Add a Cloth component to any mesh in your scene and it becomes simulated fabric, solved with a Verlet/position-based dynamics solver running locally in your browser on top of the bundled Ammo.js physics engine.

Solver controls

  • Gravity, damping, stiffness and wind strength.
  • Quality slider (4–40 constraint iterations) to trade speed for accuracy.
  • Play / pause / stop-and-reset controls for iterating on the look.

Cloth-ready mesh preparation

Real-world fabric meshes rarely come simulation-ready, so Rig Bake includes preparation tools:

  • Flatten on import — keep the mesh as-is, unfold it by UVs, flatten to a best-fit plane, or resample it as a clean 24×24 grid.
  • Decimation — quadric edge-collapse simplification for heavy meshes (over ~3000 vertices), preserving UVs and colors.
  • Region painting — brush directly on the mesh to mark which vertices are free-flowing cloth and which are pinned rigid, with all-cloth, all-rigid and auto-pin-top-edge shortcuts.

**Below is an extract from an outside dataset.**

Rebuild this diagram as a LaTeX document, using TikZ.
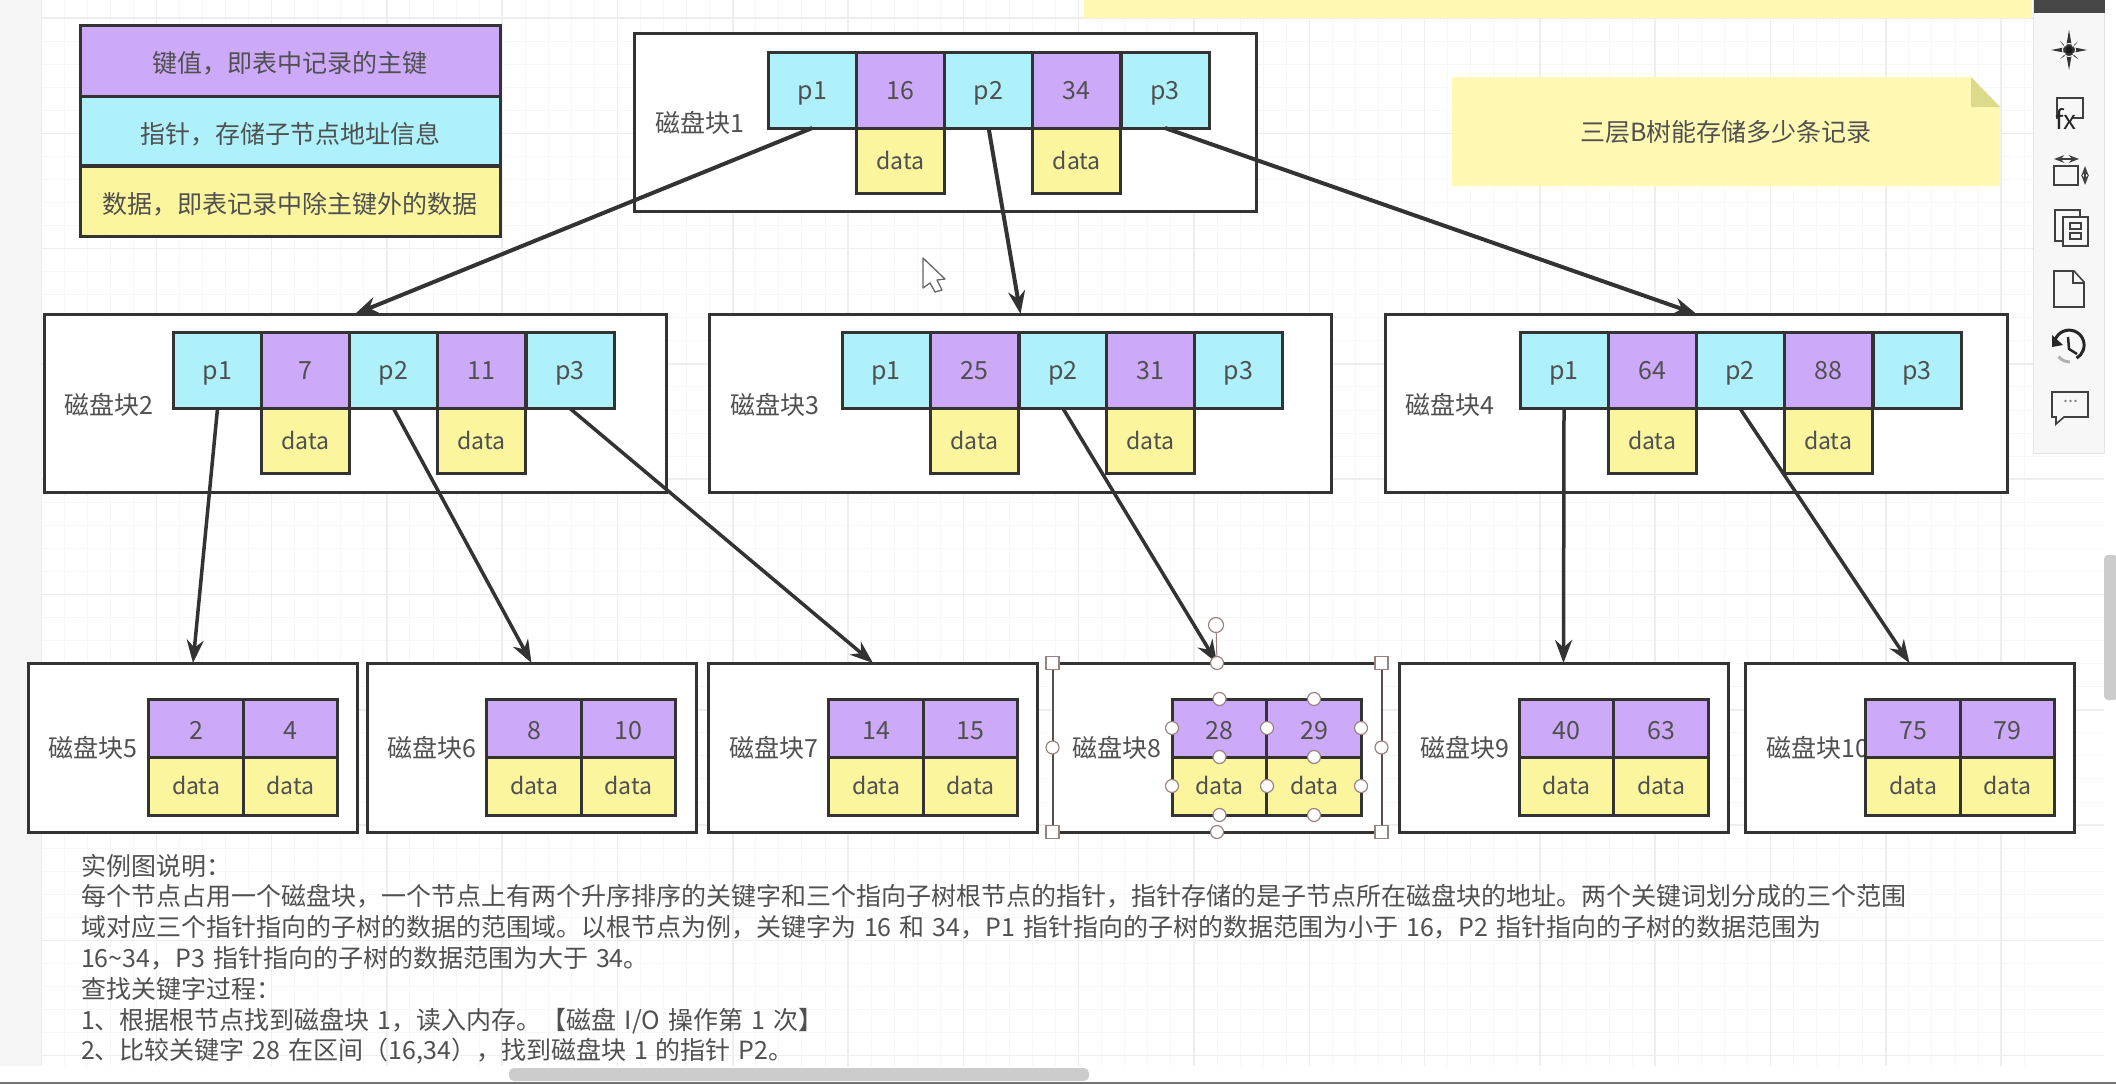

From simulation to game asset

Combine cloth with an animated character (attach a cape to a bone via the attachment system), then bake the whole thing into a 2D spritesheet using time-based baking — the wind-blown flag becomes a looping sprite animation.

Frequently asked questions

Does the cloth interact with character animation?

Yes — pin the attachment edge of a cape or flag, attach it to a bone, and the simulation reacts as the character moves.

My cloth mesh is a crumpled scan — can I still use it?

Yes. The flatten dialog can unfold it by UVs, project it to a best-fit plane, or replace it with a clean simulation grid.

Does this need a powerful GPU?

No — the solver runs on the CPU with adjustable iteration count, and decimation keeps vertex counts manageable.